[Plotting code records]
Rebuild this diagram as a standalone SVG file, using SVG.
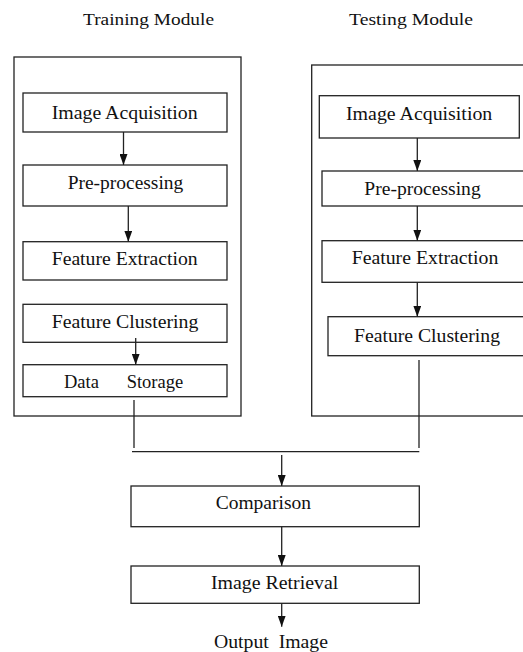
<svg xmlns="http://www.w3.org/2000/svg" width="523" height="652" viewBox="0 0 523 652">
<defs>
<marker id="ah" markerUnits="userSpaceOnUse" markerWidth="11" markerHeight="8" refX="11" refY="4" orient="auto">
<path d="M0,0 L11,4 L0,8 z" fill="#111"/>
</marker>
<style>
rect{fill:#fff;stroke:#222;stroke-width:1.3}
.c line{stroke:#222;stroke-width:1.3}
.a{marker-end:url(#ah)}
text{font-family:'Liberation Serif','DejaVu Serif',serif;fill:#111;font-size:18.5px}
.t{font-size:17.5px}
</style>
</defs>
<rect width="523" height="652" style="stroke:none"/>
<g font-family="Liberation Serif, serif">
<text class="t" x="83" y="25" textLength="131" lengthAdjust="spacingAndGlyphs">Training Module</text>
<text class="t" x="349" y="25" textLength="124" lengthAdjust="spacingAndGlyphs">Testing Module</text>
<g id="training-module"><rect x="14" y="57" width="227" height="359"/></g>
<g id="testing-module"><rect x="311.7" y="65" width="240" height="351"/></g>
<g id="tr-image-acquisition"><rect x="23" y="93" width="204" height="39"/><text x="51.7" y="118.5" textLength="146" lengthAdjust="spacingAndGlyphs">Image Acquisition</text></g>
<g id="tr-pre-processing"><rect x="23" y="165" width="204" height="41"/><text x="67.7" y="188.5" textLength="115.6" lengthAdjust="spacingAndGlyphs">Pre-processing</text></g>
<g id="tr-feature-extraction"><rect x="23" y="241.7" width="204" height="38.3"/><text x="51.7" y="265" textLength="146" lengthAdjust="spacingAndGlyphs">Feature Extraction</text></g>
<g id="tr-feature-clustering"><rect x="23" y="304.3" width="204" height="38"/><text x="51.7" y="327.7" textLength="146.7" lengthAdjust="spacingAndGlyphs">Feature Clustering</text></g>
<g id="tr-data-storage"><rect x="23" y="364.7" width="204" height="32"/><text x="64" y="388.3" xml:space="preserve">Data      Storage</text></g>
<g id="te-image-acquisition"><rect x="319.3" y="95.7" width="200" height="42.3"/><text x="346" y="119.5" textLength="146.3" lengthAdjust="spacingAndGlyphs">Image Acquisition</text></g>
<g id="te-pre-processing"><rect x="322" y="171" width="220" height="35"/><text x="364.3" y="195" textLength="116.4" lengthAdjust="spacingAndGlyphs">Pre-processing</text></g>
<g id="te-feature-extraction"><rect x="322" y="240.7" width="220" height="41.6"/><text x="351.7" y="264.3" textLength="146.6" lengthAdjust="spacingAndGlyphs">Feature Extraction</text></g>
<g id="te-feature-clustering"><rect x="328" y="316.7" width="220" height="39"/><text x="354" y="341.7" textLength="146" lengthAdjust="spacingAndGlyphs">Feature Clustering</text></g>
<g id="comparison"><rect x="131" y="486" width="288.3" height="40.7"/><text x="215.7" y="509.3" textLength="95.3" lengthAdjust="spacingAndGlyphs">Comparison</text></g>
<g id="image-retrieval"><rect x="131" y="566" width="288.3" height="37.3"/><text x="211" y="589.3" textLength="127.3" lengthAdjust="spacingAndGlyphs">Image Retrieval</text></g>
<g id="output-image"><text x="214" y="648" textLength="114" lengthAdjust="spacingAndGlyphs" xml:space="preserve">Output  Image</text></g>
</g>
<g id="connectors" class="c">
<line class="a" x1="123.5" y1="132" x2="123.5" y2="165"/>
<line class="a" x1="128.3" y1="206" x2="128.3" y2="241.7"/>
<line class="a" x1="135.7" y1="338" x2="135.7" y2="364.7"/>
<line x1="134" y1="400" x2="134" y2="448"/>
<line class="a" x1="417.3" y1="138" x2="417.3" y2="171"/>
<line class="a" x1="417.3" y1="206" x2="417.3" y2="240.7"/>
<line class="a" x1="417.3" y1="282.3" x2="417.3" y2="316.7"/>
<line x1="419" y1="360" x2="419" y2="448"/>
<line x1="132" y1="451.7" x2="419.3" y2="451.7"/>
<line class="a" x1="281.7" y1="455" x2="281.7" y2="486"/>
<line class="a" x1="281.7" y1="526.7" x2="281.7" y2="566"/>
<line class="a" x1="281.7" y1="603.3" x2="281.7" y2="626.7"/>
</g>
</svg>
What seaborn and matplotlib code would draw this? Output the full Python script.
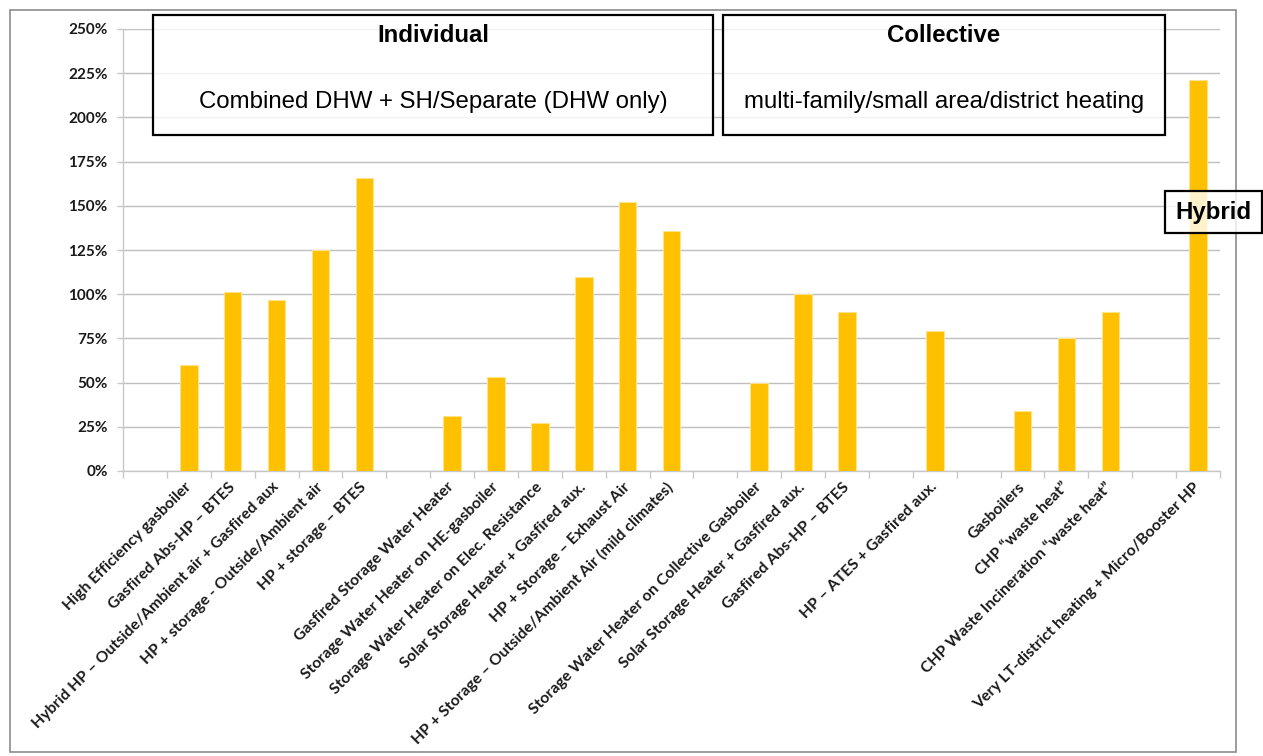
import numpy as np
import pandas as pd
import matplotlib
matplotlib.use("Agg")
import matplotlib.pyplot as plt
from matplotlib.patches import Rectangle
from matplotlib.ticker import FixedLocator, FuncFormatter
import seaborn as sns

# Category slots along the x axis; empty strings are spacer slots between groups
labels = [
    "",
    "High Efficiency gasboiler",
    "Gasfired Abs-HP \u2013 BTES",
    "Hybrid HP \u2013 Outside/Ambient air + Gasfired aux",
    "HP + storage - Outside/Ambient air",
    "HP + storage \u2013 BTES",
    "",
    "Gasfired Storage Water Heater",
    "Storage Water Heater on HE-gasboiler",
    "Storage Water Heater on Elec. Resistance",
    "Solar Storage Heater + Gasfired aux.",
    "HP + Storage \u2013 Exhaust Air",
    "HP + Storage \u2013 Outside/Ambient Air (mild climates)",
    "",
    "Storage Water Heater on Collective Gasboiler",
    "Solar Storage Heater + Gasfired aux.",
    "Gasfired Abs-HP \u2013 BTES",
    "",
    "HP \u2013 ATES + Gasfired aux.",
    "",
    "Gasboilers",
    "CHP \u201cwaste heat\u201d",
    "CHP Waste Incineration \u201cwaste heat\u201d",
    "",
    "Very LT-district heating + Micro/Booster HP",
]

# Values in percent (NaN = spacer slot)
values = [
    np.nan, 60, 101, 97, 125, 166,
    np.nan, 31, 53, 27, 110, 152, 136,
    np.nan, 50, 100, 90,
    np.nan, 79,
    np.nan, 34, 75, 90,
    np.nan, 221,
]

y_ticks = [0, 25, 50, 75, 100, 125, 150, 175, 200, 225, 250]

slots = [f"slot{i:02d}" for i in range(len(labels))]
df = pd.DataFrame({"slot": slots, "value": values}).dropna()

W, H = 1263, 756
fig = plt.figure(figsize=(W / 100, H / 100), dpi=100)
fig.patch.set_facecolor("white")


def fx(px):
    return px / W


def fy(py):
    return 1 - py / H


ax = fig.add_axes([fx(123), fy(471), fx(1220) - fx(123), fy(29) - fy(471)])

sns.barplot(data=df, x="slot", y="value", order=slots, color="#FFC000",
            width=0.4, saturation=1, edgecolor="#FFE38A", linewidth=0.8,
            ax=ax, zorder=3)

ax.set_xlim(-0.5, len(slots) - 0.5)
ax.set_ylim(0, 250)
ax.set_xlabel("")
ax.set_ylabel("")

# grid and spines
ax.yaxis.set_major_locator(FixedLocator(y_ticks))
ax.yaxis.set_major_formatter(FuncFormatter(lambda v, p: f"{int(v)}%"))
ax.grid(axis="y", color="#BFBFBF", linewidth=1.0, zorder=0)
ax.grid(axis="x", visible=False)
ax.set_axisbelow(True)
for side in ["top", "right"]:
    ax.spines[side].set_visible(False)
ax.spines["left"].set_color("#C8C8C8")
ax.spines["bottom"].set_color("#C8C8C8")
ax.spines["left"].set_linewidth(1.0)
ax.spines["bottom"].set_linewidth(1.0)

tick_font = "Lato"
ax.tick_params(axis="y", length=4, width=1.0, color="#C8C8C8", pad=7,
               labelsize=11, labelcolor="#1a1a1a")
for t in ax.get_yticklabels():
    t.set_fontfamily(tick_font)
    t.set_fontweight("bold")

# category boundaries as tick marks, labels at slot centres
ax.set_xticks(np.arange(len(slots)))
ax.set_xticks(np.arange(len(slots) + 1) - 0.5, minor=True)
ax.tick_params(axis="x", which="minor", length=5, width=1.0, color="#C8C8C8")
ax.tick_params(axis="x", which="major", length=0, pad=10)
ax.set_xticklabels(labels, rotation=45, ha="right", va="center",
                   rotation_mode="anchor", fontsize=11.3, fontweight="bold",
                   fontfamily=tick_font, color="#1a1a1a")

# outer chart frame
fig.add_artist(Rectangle((fx(10), fy(752)), fx(1236) - fx(10), fy(10) - fy(752),
                         transform=fig.transFigure, fill=False,
                         edgecolor="#8C8C8C", linewidth=1.2, zorder=1))

box_font = "Liberation Sans"


def group_box(x0, y0, x1, y1, title=None, subtitle=None, title_y=None, sub_y=None):
    fig.add_artist(Rectangle((fx(x0), fy(y1)), fx(x1) - fx(x0), fy(y0) - fy(y1),
                             transform=fig.transFigure, facecolor=(1, 1, 1, 0.8),
                             edgecolor="black", linewidth=1.6, zorder=5))
    cx = fx((x0 + x1) / 2)
    if title:
        fig.text(cx, fy(title_y), title, ha="center", va="center", fontsize=17.3,
                 fontweight="bold", fontfamily=box_font, color="black", zorder=6)
    if subtitle:
        fig.text(cx, fy(sub_y), subtitle, ha="center", va="center", fontsize=17.3,
                 fontfamily=box_font, color="black", zorder=6)


group_box(153, 15, 713, 135, "Individual", "Combined DHW + SH/Separate (DHW only)", 35, 102)
group_box(723, 15, 1165, 135, "Collective", "multi-family/small area/district heating", 35, 102)
group_box(1165, 191, 1262, 233, "Hybrid", None, 212, None)

fig.savefig("out.png", dpi=100, facecolor="white")
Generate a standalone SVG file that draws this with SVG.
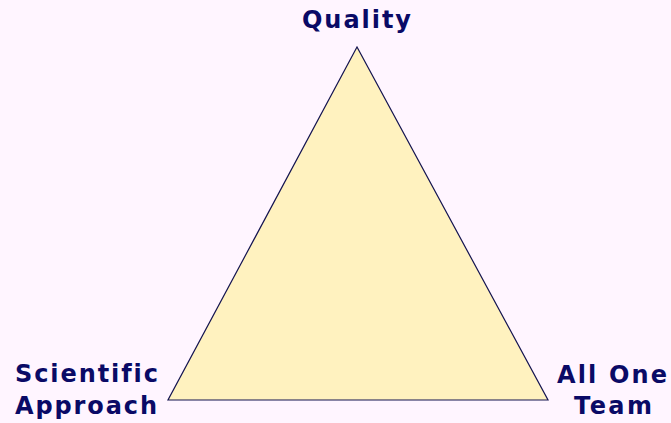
<svg xmlns="http://www.w3.org/2000/svg" width="671" height="423" viewBox="0 0 671 423">
<style>
.lbl{font-family:"DejaVu Sans","Verdana",sans-serif;font-weight:bold;font-size:24px;fill:#0a0a66;font-variant-ligatures:none;font-feature-settings:"liga" 0}
</style>
<rect x="0" y="0" width="671" height="423" fill="#fff5ff"/>
<g id="connectors"></g>
<g id="triangle">
<polygon points="357,47 168,400 548,400" fill="#fff2bf" stroke="#141450" stroke-width="1.2"/>
</g>
<g id="quality">
<text class="lbl" x="302" y="28" textLength="109" lengthAdjust="spacing">Quality</text>
</g>
<g id="scientific-approach">
<text class="lbl" x="15" y="382" textLength="143" lengthAdjust="spacing">Scientific</text>
<text class="lbl" x="15" y="414" textLength="142" lengthAdjust="spacing">Approach</text>
</g>
<g id="all-one-team">
<text class="lbl" x="557" y="383" textLength="110" lengthAdjust="spacing">All One</text>
<text class="lbl" x="574" y="414" textLength="78" lengthAdjust="spacing">Team</text>
</g>
</svg>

→ **OBJECTIVE**: Reproduce the data above exactly, but only the lines from the one showing "What seaborn and" through the one showing "import seaborn as sns", with both ends kept and the pictures left out.

→ **FULL ANSWER**:
What seaborn and matplotlib code would draw this? Output the full Python script.
import numpy as np
import pandas as pd
import matplotlib
matplotlib.use("Agg")
import matplotlib.pyplot as plt
from matplotlib.patches import Rectangle
from matplotlib.ticker import FixedLocator, FuncFormatter
import seaborn as sns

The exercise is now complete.